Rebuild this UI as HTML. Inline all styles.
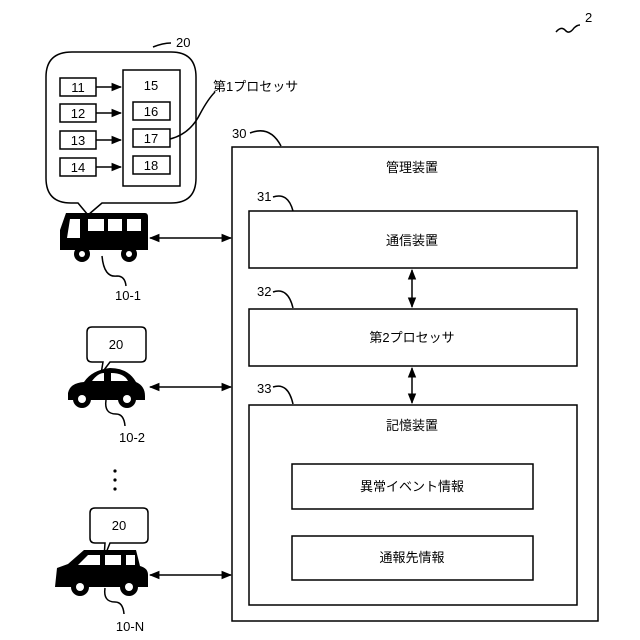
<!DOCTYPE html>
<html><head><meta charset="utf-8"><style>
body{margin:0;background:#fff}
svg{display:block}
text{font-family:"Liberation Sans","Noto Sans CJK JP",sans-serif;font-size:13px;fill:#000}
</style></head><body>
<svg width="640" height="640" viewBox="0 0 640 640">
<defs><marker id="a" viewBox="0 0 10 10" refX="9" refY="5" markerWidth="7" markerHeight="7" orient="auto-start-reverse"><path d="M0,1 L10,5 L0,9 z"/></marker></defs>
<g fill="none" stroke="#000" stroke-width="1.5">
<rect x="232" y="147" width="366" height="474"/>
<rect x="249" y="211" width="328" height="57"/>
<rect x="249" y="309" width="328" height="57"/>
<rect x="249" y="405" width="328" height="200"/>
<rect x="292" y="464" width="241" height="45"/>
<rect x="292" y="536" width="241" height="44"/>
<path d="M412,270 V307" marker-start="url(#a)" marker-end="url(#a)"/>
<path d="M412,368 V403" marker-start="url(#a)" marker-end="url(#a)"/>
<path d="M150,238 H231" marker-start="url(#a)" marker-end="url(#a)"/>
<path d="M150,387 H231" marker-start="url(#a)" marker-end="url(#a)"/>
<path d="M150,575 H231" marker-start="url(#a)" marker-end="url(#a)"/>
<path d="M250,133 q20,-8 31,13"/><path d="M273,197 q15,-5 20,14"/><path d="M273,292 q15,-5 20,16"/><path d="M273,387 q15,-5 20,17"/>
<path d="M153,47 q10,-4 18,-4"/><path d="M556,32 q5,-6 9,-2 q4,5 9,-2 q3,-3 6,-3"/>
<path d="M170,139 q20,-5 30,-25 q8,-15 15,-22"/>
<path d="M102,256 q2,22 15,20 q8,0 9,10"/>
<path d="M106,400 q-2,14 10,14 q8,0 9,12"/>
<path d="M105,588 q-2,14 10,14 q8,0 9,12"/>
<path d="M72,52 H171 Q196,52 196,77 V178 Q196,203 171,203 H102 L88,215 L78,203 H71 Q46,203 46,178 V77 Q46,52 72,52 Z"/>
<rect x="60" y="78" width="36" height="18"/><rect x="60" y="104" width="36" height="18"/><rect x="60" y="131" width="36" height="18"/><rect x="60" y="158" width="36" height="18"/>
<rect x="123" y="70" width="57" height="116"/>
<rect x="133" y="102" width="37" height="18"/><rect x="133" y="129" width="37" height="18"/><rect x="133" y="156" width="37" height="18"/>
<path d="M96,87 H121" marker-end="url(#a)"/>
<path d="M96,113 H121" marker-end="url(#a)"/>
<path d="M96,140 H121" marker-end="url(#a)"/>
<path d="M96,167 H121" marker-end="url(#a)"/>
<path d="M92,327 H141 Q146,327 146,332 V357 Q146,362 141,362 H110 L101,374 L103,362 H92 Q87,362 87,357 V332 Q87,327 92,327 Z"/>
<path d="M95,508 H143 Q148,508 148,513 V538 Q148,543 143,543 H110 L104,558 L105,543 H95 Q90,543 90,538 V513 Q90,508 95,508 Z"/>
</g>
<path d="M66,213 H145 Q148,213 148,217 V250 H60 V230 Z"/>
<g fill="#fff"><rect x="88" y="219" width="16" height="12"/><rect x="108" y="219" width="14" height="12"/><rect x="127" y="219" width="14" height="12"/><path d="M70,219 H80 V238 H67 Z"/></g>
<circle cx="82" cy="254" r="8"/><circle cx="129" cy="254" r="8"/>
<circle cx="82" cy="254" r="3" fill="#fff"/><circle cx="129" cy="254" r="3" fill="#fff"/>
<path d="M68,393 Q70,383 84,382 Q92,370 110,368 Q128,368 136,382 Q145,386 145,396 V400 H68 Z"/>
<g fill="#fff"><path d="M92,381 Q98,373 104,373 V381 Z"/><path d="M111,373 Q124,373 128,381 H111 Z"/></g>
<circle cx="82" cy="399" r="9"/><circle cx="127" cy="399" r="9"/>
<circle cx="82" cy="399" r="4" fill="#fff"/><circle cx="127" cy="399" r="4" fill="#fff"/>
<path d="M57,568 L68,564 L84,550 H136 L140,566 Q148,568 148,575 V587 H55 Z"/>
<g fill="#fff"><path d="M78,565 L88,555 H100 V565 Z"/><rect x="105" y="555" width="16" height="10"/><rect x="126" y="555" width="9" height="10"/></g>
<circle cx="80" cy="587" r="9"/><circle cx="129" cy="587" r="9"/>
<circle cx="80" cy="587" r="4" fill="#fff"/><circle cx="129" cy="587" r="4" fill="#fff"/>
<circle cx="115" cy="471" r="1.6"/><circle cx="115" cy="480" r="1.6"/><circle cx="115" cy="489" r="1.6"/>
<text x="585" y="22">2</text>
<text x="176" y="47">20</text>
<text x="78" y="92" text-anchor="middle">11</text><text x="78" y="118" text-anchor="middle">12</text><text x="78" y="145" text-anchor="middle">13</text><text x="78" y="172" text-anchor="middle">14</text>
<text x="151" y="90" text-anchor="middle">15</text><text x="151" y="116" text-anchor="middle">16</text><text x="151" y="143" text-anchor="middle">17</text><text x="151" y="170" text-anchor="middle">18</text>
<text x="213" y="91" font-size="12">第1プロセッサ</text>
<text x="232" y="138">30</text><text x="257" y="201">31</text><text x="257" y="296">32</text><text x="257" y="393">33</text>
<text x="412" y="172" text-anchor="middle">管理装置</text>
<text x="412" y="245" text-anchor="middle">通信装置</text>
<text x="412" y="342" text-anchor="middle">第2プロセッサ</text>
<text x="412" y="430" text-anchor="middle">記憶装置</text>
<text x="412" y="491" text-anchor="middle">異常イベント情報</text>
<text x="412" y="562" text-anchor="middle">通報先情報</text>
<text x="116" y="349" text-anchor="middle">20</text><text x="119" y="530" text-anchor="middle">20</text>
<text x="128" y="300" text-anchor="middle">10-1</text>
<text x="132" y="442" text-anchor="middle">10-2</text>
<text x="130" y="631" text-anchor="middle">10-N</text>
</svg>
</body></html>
-=-=-=-=-
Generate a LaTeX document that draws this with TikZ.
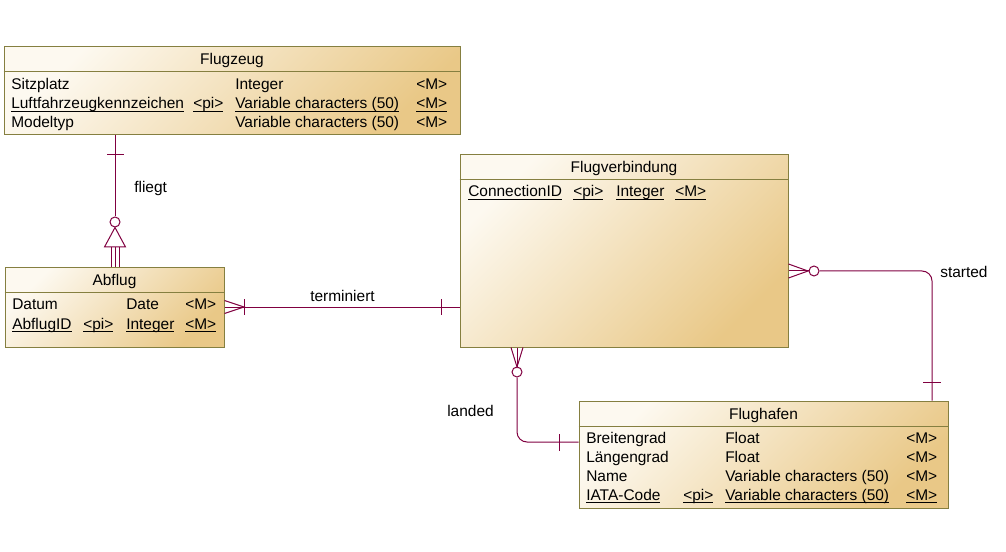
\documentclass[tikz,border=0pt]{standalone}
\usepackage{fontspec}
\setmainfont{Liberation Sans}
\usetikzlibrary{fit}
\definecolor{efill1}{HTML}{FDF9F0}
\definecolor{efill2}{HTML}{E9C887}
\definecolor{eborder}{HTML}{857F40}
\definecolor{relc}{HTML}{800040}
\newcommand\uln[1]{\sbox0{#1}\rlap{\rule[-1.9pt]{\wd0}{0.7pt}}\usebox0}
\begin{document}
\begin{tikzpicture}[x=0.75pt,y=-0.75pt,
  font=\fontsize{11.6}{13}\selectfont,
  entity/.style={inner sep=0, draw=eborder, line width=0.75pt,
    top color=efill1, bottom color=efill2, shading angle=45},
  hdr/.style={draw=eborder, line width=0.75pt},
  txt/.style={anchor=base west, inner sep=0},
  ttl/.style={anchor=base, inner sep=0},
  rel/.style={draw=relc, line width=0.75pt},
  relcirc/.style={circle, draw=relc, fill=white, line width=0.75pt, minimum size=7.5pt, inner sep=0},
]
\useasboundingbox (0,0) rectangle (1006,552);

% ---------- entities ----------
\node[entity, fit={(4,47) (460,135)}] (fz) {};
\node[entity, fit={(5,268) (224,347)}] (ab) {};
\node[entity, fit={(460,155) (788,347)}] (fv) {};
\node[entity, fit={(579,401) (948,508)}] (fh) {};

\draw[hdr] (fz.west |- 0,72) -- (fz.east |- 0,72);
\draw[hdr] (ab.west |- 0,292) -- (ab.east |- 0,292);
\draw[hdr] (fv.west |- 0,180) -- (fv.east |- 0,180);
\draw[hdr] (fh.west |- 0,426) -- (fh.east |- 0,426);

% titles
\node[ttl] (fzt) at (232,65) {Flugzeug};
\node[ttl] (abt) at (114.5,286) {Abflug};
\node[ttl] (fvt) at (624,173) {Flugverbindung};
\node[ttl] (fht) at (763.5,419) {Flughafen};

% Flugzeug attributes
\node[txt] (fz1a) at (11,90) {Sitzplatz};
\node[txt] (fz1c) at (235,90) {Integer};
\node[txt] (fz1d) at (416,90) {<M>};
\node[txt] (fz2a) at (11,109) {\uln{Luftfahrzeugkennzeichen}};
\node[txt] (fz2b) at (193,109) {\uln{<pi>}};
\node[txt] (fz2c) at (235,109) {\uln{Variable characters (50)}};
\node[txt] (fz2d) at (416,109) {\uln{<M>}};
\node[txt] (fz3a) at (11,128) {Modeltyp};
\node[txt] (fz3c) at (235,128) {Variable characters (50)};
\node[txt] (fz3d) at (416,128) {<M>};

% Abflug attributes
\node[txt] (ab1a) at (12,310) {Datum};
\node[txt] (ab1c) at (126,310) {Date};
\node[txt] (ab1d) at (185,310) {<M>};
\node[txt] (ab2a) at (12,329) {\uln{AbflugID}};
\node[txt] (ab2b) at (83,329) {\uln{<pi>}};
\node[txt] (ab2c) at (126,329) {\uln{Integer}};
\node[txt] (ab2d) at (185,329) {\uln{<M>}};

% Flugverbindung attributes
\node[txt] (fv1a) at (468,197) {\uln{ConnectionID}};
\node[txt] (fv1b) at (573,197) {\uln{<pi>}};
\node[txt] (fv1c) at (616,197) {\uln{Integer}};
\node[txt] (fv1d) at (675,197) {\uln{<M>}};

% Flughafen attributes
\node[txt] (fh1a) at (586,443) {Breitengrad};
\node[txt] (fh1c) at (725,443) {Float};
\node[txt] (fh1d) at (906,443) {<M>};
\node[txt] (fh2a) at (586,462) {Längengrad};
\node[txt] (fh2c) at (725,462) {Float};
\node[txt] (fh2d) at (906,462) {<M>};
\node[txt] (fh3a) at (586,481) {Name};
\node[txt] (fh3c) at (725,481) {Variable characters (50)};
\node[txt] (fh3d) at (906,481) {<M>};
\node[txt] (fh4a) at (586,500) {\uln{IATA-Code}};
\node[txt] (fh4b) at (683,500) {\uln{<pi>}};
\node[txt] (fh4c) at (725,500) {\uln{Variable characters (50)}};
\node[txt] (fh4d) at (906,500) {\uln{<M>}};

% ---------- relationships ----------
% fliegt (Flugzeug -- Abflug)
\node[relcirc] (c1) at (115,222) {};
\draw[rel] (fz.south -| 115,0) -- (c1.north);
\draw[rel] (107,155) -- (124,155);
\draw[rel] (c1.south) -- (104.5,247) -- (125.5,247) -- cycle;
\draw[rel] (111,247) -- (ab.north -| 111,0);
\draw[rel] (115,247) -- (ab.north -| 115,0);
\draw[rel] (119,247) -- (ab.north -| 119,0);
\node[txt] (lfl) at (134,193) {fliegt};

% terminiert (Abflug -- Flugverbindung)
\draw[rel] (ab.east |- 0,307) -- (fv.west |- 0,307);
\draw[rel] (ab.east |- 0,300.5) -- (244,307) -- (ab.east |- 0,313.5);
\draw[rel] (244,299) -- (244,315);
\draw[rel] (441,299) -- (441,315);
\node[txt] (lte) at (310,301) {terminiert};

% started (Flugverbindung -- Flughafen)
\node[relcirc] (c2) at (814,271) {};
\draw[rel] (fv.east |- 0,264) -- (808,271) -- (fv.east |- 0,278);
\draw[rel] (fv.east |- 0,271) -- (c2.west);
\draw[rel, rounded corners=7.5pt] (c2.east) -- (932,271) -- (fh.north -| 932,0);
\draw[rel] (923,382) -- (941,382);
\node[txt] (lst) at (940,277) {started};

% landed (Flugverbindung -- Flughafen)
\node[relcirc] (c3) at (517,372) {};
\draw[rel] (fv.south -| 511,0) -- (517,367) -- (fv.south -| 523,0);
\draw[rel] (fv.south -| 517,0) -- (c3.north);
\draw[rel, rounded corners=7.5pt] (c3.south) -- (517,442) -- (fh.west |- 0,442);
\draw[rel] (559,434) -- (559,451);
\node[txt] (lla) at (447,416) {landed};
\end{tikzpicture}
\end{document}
-=-=-=-=-
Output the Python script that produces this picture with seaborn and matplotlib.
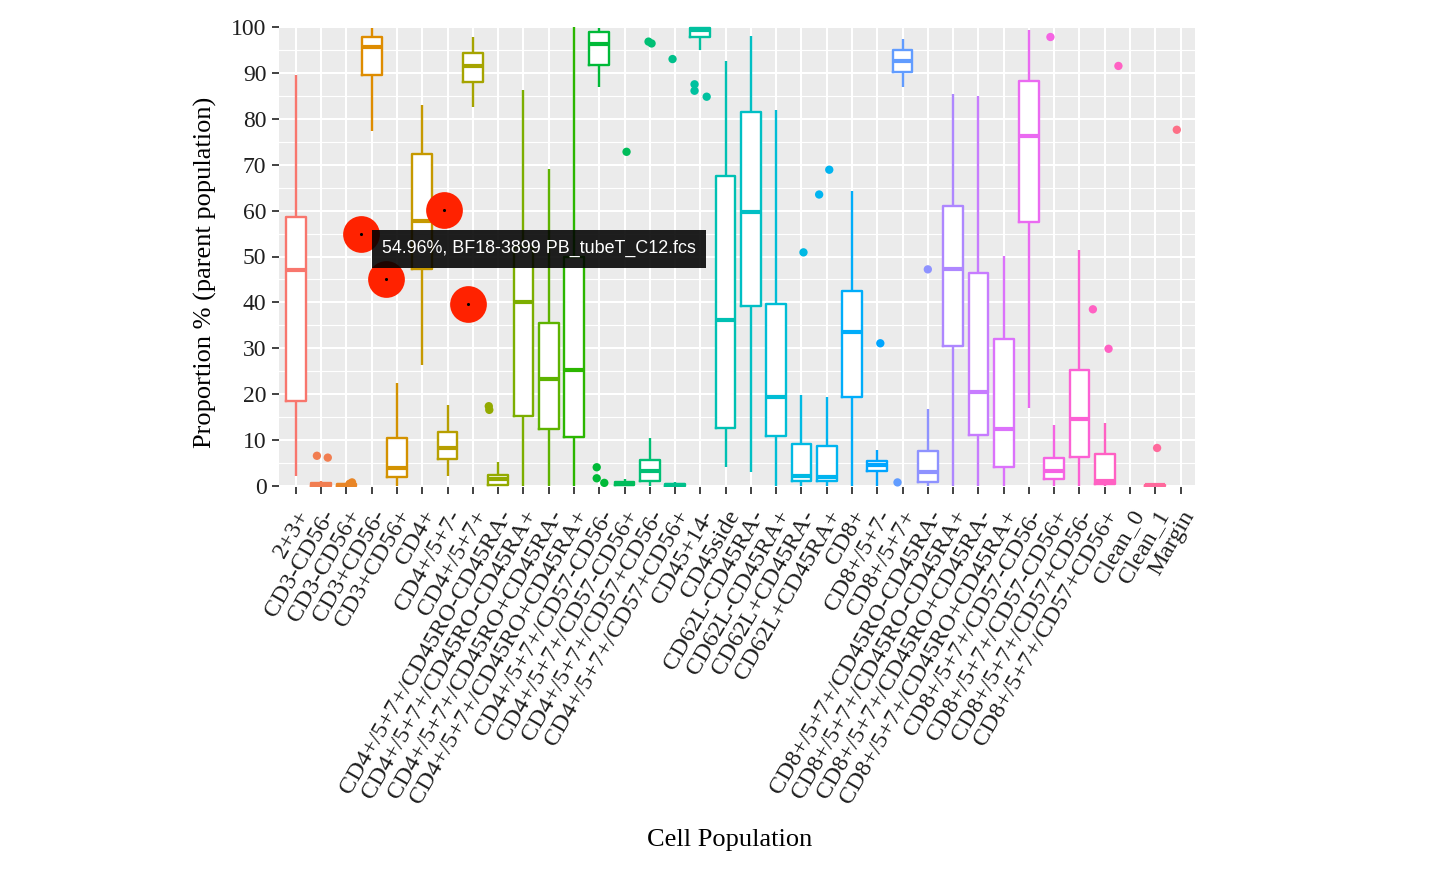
-=-=-=-=-
§ **Required task**
Above are the records. Identify each line that contains the word "with".

§ **Output**
Generate a LaTeX document that draws this with TikZ.
Output the Python script that produces this picture with seaborn and matplotlib.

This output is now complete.